* Begin *
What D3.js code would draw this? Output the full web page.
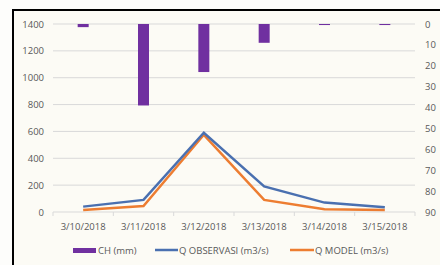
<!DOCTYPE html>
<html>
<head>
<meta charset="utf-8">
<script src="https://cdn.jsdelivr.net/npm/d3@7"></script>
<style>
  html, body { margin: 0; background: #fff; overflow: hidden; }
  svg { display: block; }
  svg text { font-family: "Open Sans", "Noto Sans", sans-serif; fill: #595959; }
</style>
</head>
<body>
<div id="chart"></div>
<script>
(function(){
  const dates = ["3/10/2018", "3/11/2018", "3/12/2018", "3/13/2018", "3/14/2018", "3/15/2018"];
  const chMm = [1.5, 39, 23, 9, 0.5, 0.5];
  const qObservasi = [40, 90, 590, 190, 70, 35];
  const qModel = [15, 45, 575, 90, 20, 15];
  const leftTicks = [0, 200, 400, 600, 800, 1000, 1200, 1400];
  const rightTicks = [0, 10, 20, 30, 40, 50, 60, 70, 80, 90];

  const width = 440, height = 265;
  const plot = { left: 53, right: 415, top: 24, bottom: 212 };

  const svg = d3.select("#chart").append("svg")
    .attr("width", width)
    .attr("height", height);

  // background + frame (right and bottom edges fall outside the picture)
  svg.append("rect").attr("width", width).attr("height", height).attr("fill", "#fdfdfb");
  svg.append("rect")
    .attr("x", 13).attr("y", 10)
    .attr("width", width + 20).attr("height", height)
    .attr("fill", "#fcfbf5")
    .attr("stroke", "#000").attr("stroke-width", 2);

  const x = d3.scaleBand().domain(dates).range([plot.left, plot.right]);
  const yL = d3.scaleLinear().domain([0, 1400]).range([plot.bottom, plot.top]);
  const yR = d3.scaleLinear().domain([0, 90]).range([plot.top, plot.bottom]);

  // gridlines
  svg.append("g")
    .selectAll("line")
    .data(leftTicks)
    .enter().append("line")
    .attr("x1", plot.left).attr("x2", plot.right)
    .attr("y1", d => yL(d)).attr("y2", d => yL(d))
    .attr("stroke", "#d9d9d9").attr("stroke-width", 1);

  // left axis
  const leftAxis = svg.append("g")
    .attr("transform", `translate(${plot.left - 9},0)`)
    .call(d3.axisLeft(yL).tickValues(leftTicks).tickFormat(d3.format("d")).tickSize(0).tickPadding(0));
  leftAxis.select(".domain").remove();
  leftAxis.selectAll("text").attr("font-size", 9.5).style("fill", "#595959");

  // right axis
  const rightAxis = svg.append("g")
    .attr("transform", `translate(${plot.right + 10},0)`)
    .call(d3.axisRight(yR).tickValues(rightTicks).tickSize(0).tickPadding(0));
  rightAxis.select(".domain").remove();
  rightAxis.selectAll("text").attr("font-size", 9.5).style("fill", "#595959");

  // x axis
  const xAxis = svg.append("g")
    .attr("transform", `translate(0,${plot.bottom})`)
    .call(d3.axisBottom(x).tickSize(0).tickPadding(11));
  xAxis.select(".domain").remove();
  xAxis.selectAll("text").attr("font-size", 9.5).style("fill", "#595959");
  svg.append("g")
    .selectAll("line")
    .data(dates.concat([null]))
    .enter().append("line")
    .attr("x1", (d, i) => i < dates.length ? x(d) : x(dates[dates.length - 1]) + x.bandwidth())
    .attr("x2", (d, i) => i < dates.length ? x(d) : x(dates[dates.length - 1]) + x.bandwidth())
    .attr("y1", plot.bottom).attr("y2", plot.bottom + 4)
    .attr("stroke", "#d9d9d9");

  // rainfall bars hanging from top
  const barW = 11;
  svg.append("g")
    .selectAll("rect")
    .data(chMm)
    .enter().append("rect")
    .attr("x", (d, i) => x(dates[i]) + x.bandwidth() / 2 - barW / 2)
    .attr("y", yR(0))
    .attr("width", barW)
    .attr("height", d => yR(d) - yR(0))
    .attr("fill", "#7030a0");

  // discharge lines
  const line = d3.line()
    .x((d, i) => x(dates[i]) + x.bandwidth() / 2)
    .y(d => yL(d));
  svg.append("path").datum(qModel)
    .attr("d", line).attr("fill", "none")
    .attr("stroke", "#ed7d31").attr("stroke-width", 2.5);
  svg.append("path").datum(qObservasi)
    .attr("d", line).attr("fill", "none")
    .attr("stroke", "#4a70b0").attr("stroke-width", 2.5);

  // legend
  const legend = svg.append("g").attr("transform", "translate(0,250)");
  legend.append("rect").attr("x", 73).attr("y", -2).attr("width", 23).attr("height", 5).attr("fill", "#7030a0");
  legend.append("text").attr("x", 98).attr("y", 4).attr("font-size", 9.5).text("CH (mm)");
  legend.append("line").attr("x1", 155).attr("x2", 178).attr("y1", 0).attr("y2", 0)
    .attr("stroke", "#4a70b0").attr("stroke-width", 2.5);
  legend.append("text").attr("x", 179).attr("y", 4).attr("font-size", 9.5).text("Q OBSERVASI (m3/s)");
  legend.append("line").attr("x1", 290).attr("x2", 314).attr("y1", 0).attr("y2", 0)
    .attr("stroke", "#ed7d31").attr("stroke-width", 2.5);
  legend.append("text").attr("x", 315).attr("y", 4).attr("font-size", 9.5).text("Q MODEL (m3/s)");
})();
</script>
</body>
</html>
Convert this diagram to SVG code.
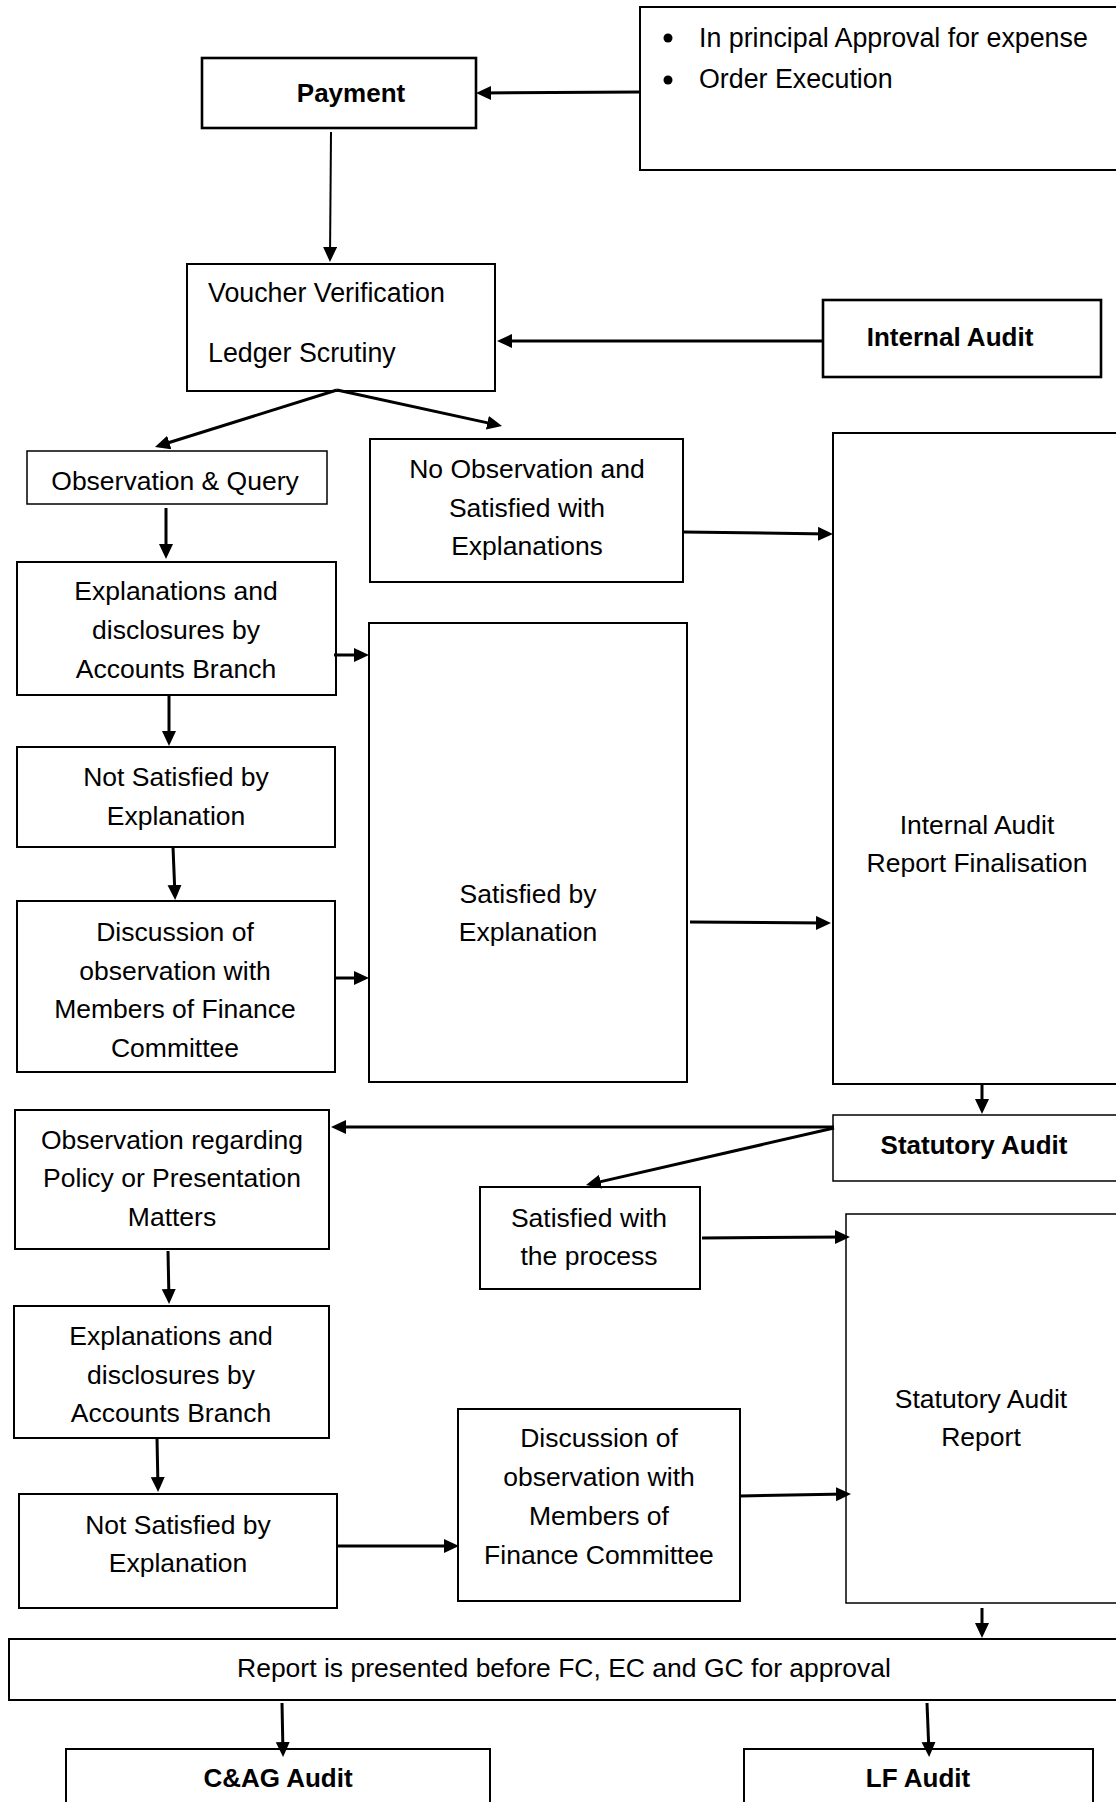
* End *
# Your instructions:
Your task is an exact transcription of all the data, minus the pictures.

# Full response:
What D3.js code would draw this? Output the full web page.
<!DOCTYPE html>
<html>
<head>
<meta charset="utf-8">
<script src="https://cdn.jsdelivr.net/npm/d3@7"></script>
<style>
  html, body { margin: 0; background: #fff; overflow: hidden; }
  svg { display: block; }
  svg text { font-family: "Open Sans", "Noto Sans", sans-serif; fill: #595959; }
</style>
</head>
<body>
<div id="chart"></div>
<script>
(function(){
  const dates = ["3/10/2018", "3/11/2018", "3/12/2018", "3/13/2018", "3/14/2018", "3/15/2018"];
  const chMm = [1.5, 39, 23, 9, 0.5, 0.5];
  const qObservasi = [40, 90, 590, 190, 70, 35];
  const qModel = [15, 45, 575, 90, 20, 15];
  const leftTicks = [0, 200, 400, 600, 800, 1000, 1200, 1400];
  const rightTicks = [0, 10, 20, 30, 40, 50, 60, 70, 80, 90];

  const width = 440, height = 265;
  const plot = { left: 53, right: 415, top: 24, bottom: 212 };

  const svg = d3.select("#chart").append("svg")
    .attr("width", width)
    .attr("height", height);

  // background + frame (right and bottom edges fall outside the picture)
  svg.append("rect").attr("width", width).attr("height", height).attr("fill", "#fdfdfb");
  svg.append("rect")
    .attr("x", 13).attr("y", 10)
    .attr("width", width + 20).attr("height", height)
    .attr("fill", "#fcfbf5")
    .attr("stroke", "#000").attr("stroke-width", 2);

  const x = d3.scaleBand().domain(dates).range([plot.left, plot.right]);
  const yL = d3.scaleLinear().domain([0, 1400]).range([plot.bottom, plot.top]);
  const yR = d3.scaleLinear().domain([0, 90]).range([plot.top, plot.bottom]);

  // gridlines
  svg.append("g")
    .selectAll("line")
    .data(leftTicks)
    .enter().append("line")
    .attr("x1", plot.left).attr("x2", plot.right)
    .attr("y1", d => yL(d)).attr("y2", d => yL(d))
    .attr("stroke", "#d9d9d9").attr("stroke-width", 1);

  // left axis
  const leftAxis = svg.append("g")
    .attr("transform", `translate(${plot.left - 9},0)`)
    .call(d3.axisLeft(yL).tickValues(leftTicks).tickFormat(d3.format("d")).tickSize(0).tickPadding(0));
  leftAxis.select(".domain").remove();
  leftAxis.selectAll("text").attr("font-size", 9.5).style("fill", "#595959");

  // right axis
  const rightAxis = svg.append("g")
    .attr("transform", `translate(${plot.right + 10},0)`)
    .call(d3.axisRight(yR).tickValues(rightTicks).tickSize(0).tickPadding(0));
  rightAxis.select(".domain").remove();
  rightAxis.selectAll("text").attr("font-size", 9.5).style("fill", "#595959");

  // x axis
  const xAxis = svg.append("g")
    .attr("transform", `translate(0,${plot.bottom})`)
    .call(d3.axisBottom(x).tickSize(0).tickPadding(11));
  xAxis.select(".domain").remove();
  xAxis.selectAll("text").attr("font-size", 9.5).style("fill", "#595959");
  svg.append("g")
    .selectAll("line")
    .data(dates.concat([null]))
    .enter().append("line")
    .attr("x1", (d, i) => i < dates.length ? x(d) : x(dates[dates.length - 1]) + x.bandwidth())
    .attr("x2", (d, i) => i < dates.length ? x(d) : x(dates[dates.length - 1]) + x.bandwidth())
    .attr("y1", plot.bottom).attr("y2", plot.bottom + 4)
    .attr("stroke", "#d9d9d9");

  // rainfall bars hanging from top
  const barW = 11;
  svg.append("g")
    .selectAll("rect")
    .data(chMm)
    .enter().append("rect")
    .attr("x", (d, i) => x(dates[i]) + x.bandwidth() / 2 - barW / 2)
    .attr("y", yR(0))
    .attr("width", barW)
    .attr("height", d => yR(d) - yR(0))
    .attr("fill", "#7030a0");

  // discharge lines
  const line = d3.line()
    .x((d, i) => x(dates[i]) + x.bandwidth() / 2)
    .y(d => yL(d));
  svg.append("path").datum(qModel)
    .attr("d", line).attr("fill", "none")
    .attr("stroke", "#ed7d31").attr("stroke-width", 2.5);
  svg.append("path").datum(qObservasi)
    .attr("d", line).attr("fill", "none")
    .attr("stroke", "#4a70b0").attr("stroke-width", 2.5);

  // legend
  const legend = svg.append("g").attr("transform", "translate(0,250)");
  legend.append("rect").attr("x", 73).attr("y", -2).attr("width", 23).attr("height", 5).attr("fill", "#7030a0");
  legend.append("text").attr("x", 98).attr("y", 4).attr("font-size", 9.5).text("CH (mm)");
  legend.append("line").attr("x1", 155).attr("x2", 178).attr("y1", 0).attr("y2", 0)
    .attr("stroke", "#4a70b0").attr("stroke-width", 2.5);
  legend.append("text").attr("x", 179).attr("y", 4).attr("font-size", 9.5).text("Q OBSERVASI (m3/s)");
  legend.append("line").attr("x1", 290).attr("x2", 314).attr("y1", 0).attr("y2", 0)
    .attr("stroke", "#ed7d31").attr("stroke-width", 2.5);
  legend.append("text").attr("x", 315).attr("y", 4).attr("font-size", 9.5).text("Q MODEL (m3/s)");
})();
</script>
</body>
</html>
Convert this diagram to SVG code.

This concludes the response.